Social networking risks under little control

While social media is pervasive in organizations worldwide, usage has far outpaced controls, according to the latest study conducted by Palo Alto Networks. The degree of associated risk varies dramatically across industries and geographies, depending upon factors such as regulations and cybercrime. IT professionals must consider the heterogeneity of risk in their application usage policies, compliance needs and security profiles.

This report shows that barriers to accessing applications are at an all-time low, accelerating the adoption of applications regardless of geography or vertical industry. While financial services and healthcare workers increasingly rely on social media for business collaboration, they often ignore the associated risks such as non-compliance, data loss and threat propagation. These risks can jeopardize the company’s network as well as the integrity of the entire business operation.

For example, the report showed that 94 percent of the healthcare and financial services organizations included in the study use an average of 28 social networking applications, including Facebook, Twitter and LinkedIn. Both industries have regulations (such as HIPAA and FINRA) that require organizations to control and monitor information flow across social networking applications in order to protect the confidential data they manage.

However, because social networking apps use port 80 or port 443, all traffic appears to be browser-based traffic.

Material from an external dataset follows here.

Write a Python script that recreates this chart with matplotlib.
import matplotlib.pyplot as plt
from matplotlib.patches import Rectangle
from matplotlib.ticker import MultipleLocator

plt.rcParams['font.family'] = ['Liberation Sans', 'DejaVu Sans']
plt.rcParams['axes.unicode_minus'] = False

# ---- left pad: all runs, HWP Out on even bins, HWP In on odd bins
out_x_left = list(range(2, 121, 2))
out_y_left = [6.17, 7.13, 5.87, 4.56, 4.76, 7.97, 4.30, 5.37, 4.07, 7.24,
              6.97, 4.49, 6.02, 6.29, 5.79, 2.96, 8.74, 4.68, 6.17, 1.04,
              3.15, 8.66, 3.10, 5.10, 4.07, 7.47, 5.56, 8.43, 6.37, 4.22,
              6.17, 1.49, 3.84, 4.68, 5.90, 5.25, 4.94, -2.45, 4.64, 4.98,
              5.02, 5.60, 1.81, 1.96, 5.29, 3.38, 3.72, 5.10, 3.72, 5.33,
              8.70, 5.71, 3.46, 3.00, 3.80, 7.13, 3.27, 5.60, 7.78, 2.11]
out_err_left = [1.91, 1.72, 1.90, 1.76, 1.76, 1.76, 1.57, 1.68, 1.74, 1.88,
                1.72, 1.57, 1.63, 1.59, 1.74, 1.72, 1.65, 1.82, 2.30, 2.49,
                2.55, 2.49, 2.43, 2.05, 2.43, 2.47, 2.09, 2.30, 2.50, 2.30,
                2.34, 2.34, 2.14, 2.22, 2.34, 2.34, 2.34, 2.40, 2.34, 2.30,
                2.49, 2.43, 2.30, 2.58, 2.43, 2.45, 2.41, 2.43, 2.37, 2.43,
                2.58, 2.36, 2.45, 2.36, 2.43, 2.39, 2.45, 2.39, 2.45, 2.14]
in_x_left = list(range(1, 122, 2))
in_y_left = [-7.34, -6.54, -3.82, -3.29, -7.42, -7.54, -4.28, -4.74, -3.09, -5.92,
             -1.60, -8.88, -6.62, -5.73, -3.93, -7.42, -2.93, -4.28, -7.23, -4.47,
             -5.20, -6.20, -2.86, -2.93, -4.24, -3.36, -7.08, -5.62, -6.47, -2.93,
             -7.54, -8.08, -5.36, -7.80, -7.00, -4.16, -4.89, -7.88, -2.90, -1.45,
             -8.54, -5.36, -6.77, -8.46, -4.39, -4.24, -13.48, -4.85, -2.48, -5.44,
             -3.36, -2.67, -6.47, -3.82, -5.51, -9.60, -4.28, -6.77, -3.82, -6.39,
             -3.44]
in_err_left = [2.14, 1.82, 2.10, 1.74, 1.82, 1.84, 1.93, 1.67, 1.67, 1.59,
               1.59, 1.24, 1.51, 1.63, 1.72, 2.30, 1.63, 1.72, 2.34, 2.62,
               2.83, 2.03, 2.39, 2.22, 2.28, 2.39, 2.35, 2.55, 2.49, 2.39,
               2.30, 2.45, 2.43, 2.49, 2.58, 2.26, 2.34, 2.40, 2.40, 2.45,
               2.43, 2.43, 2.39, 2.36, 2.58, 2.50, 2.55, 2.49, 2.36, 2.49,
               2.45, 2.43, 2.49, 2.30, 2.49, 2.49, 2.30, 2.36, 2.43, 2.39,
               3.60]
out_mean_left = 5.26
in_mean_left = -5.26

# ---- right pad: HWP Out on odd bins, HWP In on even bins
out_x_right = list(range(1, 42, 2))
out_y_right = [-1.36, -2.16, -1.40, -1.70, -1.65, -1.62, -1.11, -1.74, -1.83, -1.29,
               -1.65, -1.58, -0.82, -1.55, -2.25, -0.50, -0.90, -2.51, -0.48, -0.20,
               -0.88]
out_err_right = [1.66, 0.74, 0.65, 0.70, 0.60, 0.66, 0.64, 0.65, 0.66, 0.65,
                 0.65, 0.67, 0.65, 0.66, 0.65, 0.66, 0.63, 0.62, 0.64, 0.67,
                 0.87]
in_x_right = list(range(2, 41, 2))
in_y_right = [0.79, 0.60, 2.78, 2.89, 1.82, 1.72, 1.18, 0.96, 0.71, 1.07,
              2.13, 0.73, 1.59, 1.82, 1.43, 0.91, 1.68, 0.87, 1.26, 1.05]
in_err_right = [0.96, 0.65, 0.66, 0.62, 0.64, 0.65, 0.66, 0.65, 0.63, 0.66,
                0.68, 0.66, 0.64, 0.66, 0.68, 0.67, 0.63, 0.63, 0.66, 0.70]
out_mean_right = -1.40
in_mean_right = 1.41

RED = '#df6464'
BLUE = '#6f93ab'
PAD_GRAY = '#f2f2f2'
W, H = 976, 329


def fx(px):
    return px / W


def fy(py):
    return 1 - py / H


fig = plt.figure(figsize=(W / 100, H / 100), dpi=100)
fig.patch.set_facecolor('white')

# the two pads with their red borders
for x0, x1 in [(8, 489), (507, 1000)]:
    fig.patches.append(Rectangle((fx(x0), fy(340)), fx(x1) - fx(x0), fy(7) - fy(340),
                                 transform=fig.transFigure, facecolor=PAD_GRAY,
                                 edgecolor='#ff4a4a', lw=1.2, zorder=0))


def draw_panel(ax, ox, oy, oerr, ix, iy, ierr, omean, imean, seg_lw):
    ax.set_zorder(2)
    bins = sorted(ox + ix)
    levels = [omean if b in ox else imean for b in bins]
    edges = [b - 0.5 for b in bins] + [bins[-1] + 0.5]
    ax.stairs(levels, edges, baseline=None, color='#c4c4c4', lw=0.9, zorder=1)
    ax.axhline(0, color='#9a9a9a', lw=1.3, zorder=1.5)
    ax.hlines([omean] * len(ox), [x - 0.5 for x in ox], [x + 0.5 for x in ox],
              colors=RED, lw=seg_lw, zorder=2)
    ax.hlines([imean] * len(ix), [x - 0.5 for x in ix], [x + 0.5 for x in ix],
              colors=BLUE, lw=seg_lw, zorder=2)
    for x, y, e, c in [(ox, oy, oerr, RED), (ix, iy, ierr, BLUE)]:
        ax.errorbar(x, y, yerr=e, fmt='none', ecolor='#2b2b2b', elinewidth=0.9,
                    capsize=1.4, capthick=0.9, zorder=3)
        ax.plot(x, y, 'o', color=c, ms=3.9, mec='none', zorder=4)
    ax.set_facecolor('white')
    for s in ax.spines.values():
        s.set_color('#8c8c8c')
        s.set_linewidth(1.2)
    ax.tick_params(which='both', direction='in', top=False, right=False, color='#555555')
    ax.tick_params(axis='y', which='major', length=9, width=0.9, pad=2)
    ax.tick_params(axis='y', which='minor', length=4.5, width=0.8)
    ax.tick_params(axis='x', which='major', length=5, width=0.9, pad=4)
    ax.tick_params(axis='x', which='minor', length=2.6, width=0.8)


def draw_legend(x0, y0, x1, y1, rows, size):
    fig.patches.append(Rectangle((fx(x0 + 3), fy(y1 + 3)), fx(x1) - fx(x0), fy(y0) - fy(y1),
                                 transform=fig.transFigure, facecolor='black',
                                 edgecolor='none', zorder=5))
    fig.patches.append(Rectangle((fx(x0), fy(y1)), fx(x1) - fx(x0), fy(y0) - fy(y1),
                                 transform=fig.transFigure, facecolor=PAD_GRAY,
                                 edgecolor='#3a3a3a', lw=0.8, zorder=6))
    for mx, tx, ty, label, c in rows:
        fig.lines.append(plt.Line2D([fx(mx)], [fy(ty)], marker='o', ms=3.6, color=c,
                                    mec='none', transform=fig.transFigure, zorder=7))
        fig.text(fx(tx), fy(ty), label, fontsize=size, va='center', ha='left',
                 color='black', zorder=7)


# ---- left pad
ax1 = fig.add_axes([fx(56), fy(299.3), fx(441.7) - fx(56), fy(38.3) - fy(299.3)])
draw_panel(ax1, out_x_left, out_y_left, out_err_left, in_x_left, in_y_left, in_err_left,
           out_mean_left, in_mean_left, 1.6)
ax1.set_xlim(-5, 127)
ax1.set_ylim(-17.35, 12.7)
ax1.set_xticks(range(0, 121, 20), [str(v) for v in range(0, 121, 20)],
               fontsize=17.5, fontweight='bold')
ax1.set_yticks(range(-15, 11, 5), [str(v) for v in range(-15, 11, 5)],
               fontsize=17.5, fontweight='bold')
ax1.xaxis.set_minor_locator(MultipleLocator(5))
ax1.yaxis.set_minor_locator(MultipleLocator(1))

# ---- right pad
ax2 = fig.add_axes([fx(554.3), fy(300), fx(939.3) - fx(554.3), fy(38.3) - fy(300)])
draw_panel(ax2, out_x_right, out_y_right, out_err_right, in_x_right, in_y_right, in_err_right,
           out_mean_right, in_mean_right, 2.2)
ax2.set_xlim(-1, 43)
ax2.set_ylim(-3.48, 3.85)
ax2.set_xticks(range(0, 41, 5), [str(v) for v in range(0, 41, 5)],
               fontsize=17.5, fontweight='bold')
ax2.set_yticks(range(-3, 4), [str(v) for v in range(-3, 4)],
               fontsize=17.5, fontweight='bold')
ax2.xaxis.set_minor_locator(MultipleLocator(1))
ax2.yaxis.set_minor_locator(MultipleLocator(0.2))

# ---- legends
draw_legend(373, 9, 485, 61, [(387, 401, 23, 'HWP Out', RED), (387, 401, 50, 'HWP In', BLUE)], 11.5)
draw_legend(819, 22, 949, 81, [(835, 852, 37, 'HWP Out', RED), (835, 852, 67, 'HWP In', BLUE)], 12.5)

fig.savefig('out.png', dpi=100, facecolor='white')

This lack of visibility into social networking traffic could be a violation, or lead to violations, of compliance with industry rules and regulations.

As a result, many IT managers are faced with the daunting task of banning social media applications altogether. But is this really feasible?

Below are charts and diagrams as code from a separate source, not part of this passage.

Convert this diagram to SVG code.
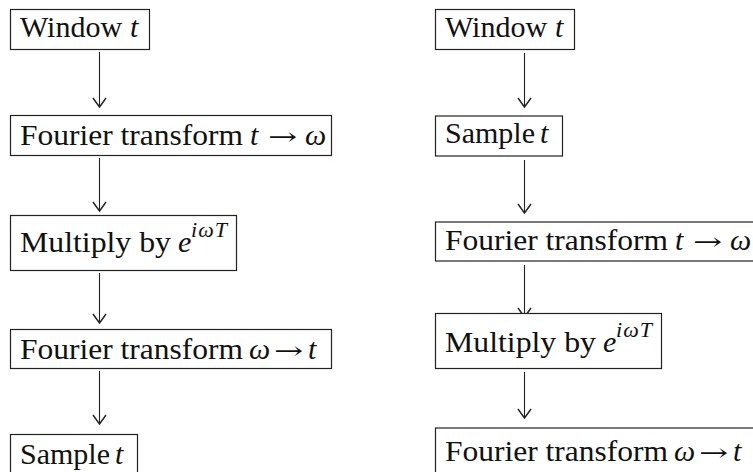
<svg xmlns="http://www.w3.org/2000/svg" width="753" height="472" viewBox="0 0 753 472" font-family="'Liberation Serif', 'Times New Roman', Times, serif">
<defs>
<style>
rect{fill:#fff;stroke:#222;stroke-width:1.2}
text{font-family:'Liberation Serif','Times New Roman',Times,serif;font-size:30px;fill:#111}
.i{font-style:italic}
.s{font-size:22px;font-style:italic}
.a{font-family:'DejaVu Serif','DejaVu Sans',serif;font-size:24px}
.c line{stroke:#222;stroke-width:1.1}
</style>
<marker id="ah" markerUnits="userSpaceOnUse" markerWidth="16" markerHeight="16" refX="0" refY="0" orient="auto" viewBox="-12 -8 14 16" overflow="visible">
<path d="M-9,-6.5 Q-4,-3 0,0 Q-4,3 -9,6.5" fill="none" stroke="#222" stroke-width="1.4"/>
</marker>
</defs>
<g class="c" id="connectors">
<line x1="99.5" y1="52" x2="99.5" y2="107" marker-end="url(#ah)"/>
<line x1="99.5" y1="158" x2="99.5" y2="211" marker-end="url(#ah)"/>
<line x1="99.5" y1="273" x2="99.5" y2="323" marker-end="url(#ah)"/>
<line x1="99.5" y1="371" x2="99.5" y2="424" marker-end="url(#ah)"/>
<line x1="524.5" y1="53" x2="524.5" y2="107" marker-end="url(#ah)"/>
<line x1="524.5" y1="160" x2="524.5" y2="213" marker-end="url(#ah)"/>
<line x1="524.5" y1="265" x2="524.5" y2="317" marker-end="url(#ah)"/>
<line x1="524.5" y1="372" x2="524.5" y2="418" marker-end="url(#ah)"/>
</g>
<g id="L1"><rect x="10.5" y="9.5" width="139" height="40"/><text x="20" y="36.5">Window</text><text class="i" x="130" y="36.5">t</text></g>
<g id="L2"><rect x="10.5" y="115.5" width="321" height="40"/><text x="20" y="145" textLength="223" lengthAdjust="spacingAndGlyphs">Fourier transform</text><text class="i" x="250" y="145">t</text><text class="a" transform="translate(268,145) scale(1.45,1)">→</text><text class="i" x="305" y="145">ω</text></g>
<g id="L3"><rect x="10.5" y="215.5" width="226" height="55"/><text x="20" y="252" textLength="151" lengthAdjust="spacingAndGlyphs">Multiply by</text><text class="i" x="178" y="252">e</text><text class="s" x="191" y="237" textLength="36" lengthAdjust="spacing">iωT</text></g>
<g id="L4"><rect x="10.5" y="329.5" width="321" height="39"/><text x="20" y="359" textLength="223" lengthAdjust="spacingAndGlyphs">Fourier transform</text><text class="i" x="249" y="359">ω</text><text class="a" transform="translate(274,359) scale(1.45,1)">→</text><text class="i" x="308" y="359">t</text></g>
<g id="L5"><rect x="10.5" y="434.5" width="127" height="60"/><text x="20" y="464">Sample</text><text class="i" x="115" y="464">t</text></g>
<g id="R1"><rect x="435.5" y="9.5" width="139" height="40"/><text x="445" y="36.5">Window</text><text class="i" x="555" y="36.5">t</text></g>
<g id="R2"><rect x="435.5" y="116" width="127" height="40"/><text x="445" y="143">Sample</text><text class="i" x="540" y="143">t</text></g>
<g id="R3"><rect x="435.5" y="222" width="340" height="39"/><text x="445" y="250" textLength="223" lengthAdjust="spacingAndGlyphs">Fourier transform</text><text class="i" x="675" y="250">t</text><text class="a" transform="translate(693,250) scale(1.45,1)">→</text><text class="i" x="730" y="250">ω</text></g>
<g id="R4"><rect x="435.5" y="313.5" width="226" height="55"/><text x="445" y="352" textLength="151" lengthAdjust="spacingAndGlyphs">Multiply by</text><text class="i" x="603" y="352">e</text><text class="s" x="616" y="337" textLength="36" lengthAdjust="spacing">iωT</text></g>
<g id="R5"><rect x="435.5" y="428" width="340" height="60"/><text x="445" y="461" textLength="223" lengthAdjust="spacingAndGlyphs">Fourier transform</text><text class="i" x="674" y="461">ω</text><text class="a" transform="translate(699,461) scale(1.45,1)">→</text><text class="i" x="733" y="461">t</text></g>
</svg>
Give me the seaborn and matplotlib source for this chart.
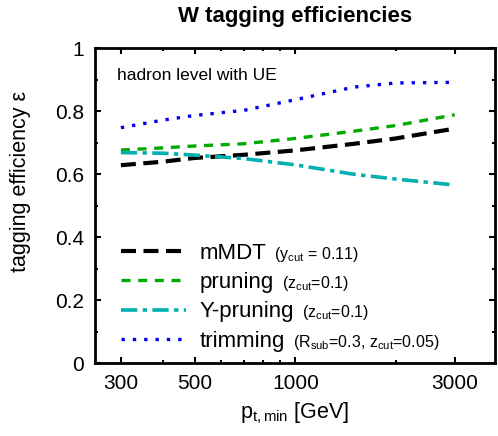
import matplotlib
matplotlib.use("Agg")
import matplotlib.pyplot as plt
import seaborn as sns
import pandas as pd
from matplotlib.ticker import FixedLocator, NullFormatter, FixedFormatter

pt = [300, 400, 500, 700, 1000, 1500, 2000, 3000]
mmdt = [0.628, 0.639, 0.651, 0.661, 0.675, 0.696, 0.713, 0.744]
pruning = [0.676, 0.683, 0.689, 0.696, 0.713, 0.736, 0.754, 0.788]
ypruning = [0.668, 0.666, 0.660, 0.649, 0.629, 0.599, 0.584, 0.565]
trimming = [0.747, 0.771, 0.786, 0.802, 0.836, 0.876, 0.889, 0.891]

names = ["mMDT", "pruning", "Y-pruning", "trimming"]
params = [r"(y$_{\rm cut}$ = 0.11)", r"(z$_{\rm cut}$=0.1)", r"(z$_{\rm cut}$=0.1)",
          r"(R$_{\rm sub}$=0.3, z$_{\rm cut}$=0.05)"]
colors = ["black", "#00aa00", "#00b0b0", "#0000ee"]
widths = [3.0, 2.4, 2.6, 2.4]
styles = [(0, (3.6, 1.8)), (0, (2.7, 2.3)), (0, (4.5, 1.5, 1.2, 1.5)), (0, (1.0, 2.4))]

sns.set_theme(style="ticks")
plt.rcParams["font.family"] = ["Liberation Sans", "DejaVu Sans"]
plt.rcParams["mathtext.fontset"] = "custom"
plt.rcParams["mathtext.rm"] = "Liberation Sans"
plt.rcParams["mathtext.it"] = "Liberation Sans"
plt.rcParams["mathtext.default"] = "regular"
plt.rcParams["text.color"] = "black"
plt.rcParams["axes.labelcolor"] = "black"

df = pd.DataFrame({"pt": pt, "mMDT": mmdt, "pruning": pruning,
                   "Y-pruning": ypruning, "trimming": trimming})

fig = plt.figure(figsize=(4.98, 4.36), dpi=100)
ax = fig.add_axes([0.1908, 0.1674, 0.803, 0.7225])

for n, c, w, s in zip(names, colors, widths, styles):
    sns.lineplot(data=df, x="pt", y=n, ax=ax, color=c, lw=w, linestyle=s, label=n)

ax.set_xscale("log")
ax.set_xlim(251, 3960)
ax.set_ylim(0, 1)
ax.xaxis.set_major_locator(FixedLocator([300, 500, 1000, 3000]))
ax.xaxis.set_major_formatter(FixedFormatter(["300", "500", "1000", "3000"]))
ax.xaxis.set_minor_locator(FixedLocator([400, 600, 700, 800, 900, 2000]))
ax.xaxis.set_minor_formatter(NullFormatter())
ax.set_yticks([0, 0.2, 0.4, 0.6, 0.8, 1.0])
ax.set_yticklabels(["0", "0.2", "0.4", "0.6", "0.8", "1"])
ax.yaxis.set_minor_locator(FixedLocator([0.1, 0.3, 0.5, 0.7, 0.9]))
ax.tick_params(which="both", direction="in", top=True, right=True, width=1.5,
               colors="black", labelsize=15, pad=8)
ax.tick_params(which="major", length=4)
ax.tick_params(which="minor", length=2.5)
for sp in ax.spines.values():
    sp.set_visible(True)
    sp.set_linewidth(2.0)
    sp.set_color("black")

ax.set_xlabel(r"p$_{\rm t,min}$ [GeV]", fontsize=15.5, labelpad=5)
ax.set_ylabel(r"tagging efficiency ε", fontsize=15.5)
ax.yaxis.set_label_coords(-0.16, 0.575)
ax.set_title("W tagging efficiencies", fontsize=16, fontweight="bold", pad=19)
ax.text(0.055, 0.935, "hadron level with UE", transform=ax.transAxes,
        fontsize=12.5, va="top", ha="left")

leg = ax.legend(loc="lower left", bbox_to_anchor=(0.043, 0.008), frameon=False,
                fontsize=16, handlelength=2.93, labelspacing=0.37,
                handletextpad=0.59, borderaxespad=0.0)

fig.canvas.draw()
renderer = fig.canvas.get_renderer()
inv = fig.transFigure.inverted()
for t, p in zip(leg.get_texts(), params):
    bb = t.get_window_extent(renderer)
    _, _, d = renderer.get_text_width_height_descent("lp", t.get_fontproperties(), ismath=False)
    x, y = inv.transform((bb.x1 + 8, bb.y0 + d))
    fig.text(x, y, p, fontsize=11.5, ha="left", va="baseline")

fig.savefig("out.png", dpi=100)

Other findings from the report include:

  • Of the 41 different email applications found, 26 browser-based variants were detected in both healthcare and financial services industries, consuming 220 GB and 152 GB respectively. Widespread use of webmail portends a variety of business and security risks, from compliance violations and data leakage to malware propagation.
  • Two-thirds of the 750 applications tracked, even client server and peer-to-peer (P2P) applications, can pass as Web traffic by hopping ports, using port 80, or hiding within SSL. This debunks the myth that ports 80 and 443 are reserved for browser-based traffic only. If P2P file sharing applications look like Web traffic, then they are difficult to detect and control. This dramatically increases the risk of inadvertent data leakage.
  • Use of browser-based file sharing applications consumes 399 GB of bandwidth in financial services organizations, and 143 GB in healthcare firms. The one-to-one delivery nature of these applications minimizes the risk of inadvertent data loss or leakage, but does not prevent the purposeful movement of confidential data unless strict policy controls are in place.
  • The bandwidth consumed by social networking applications doubled in the last 18 months to 9GB per organization.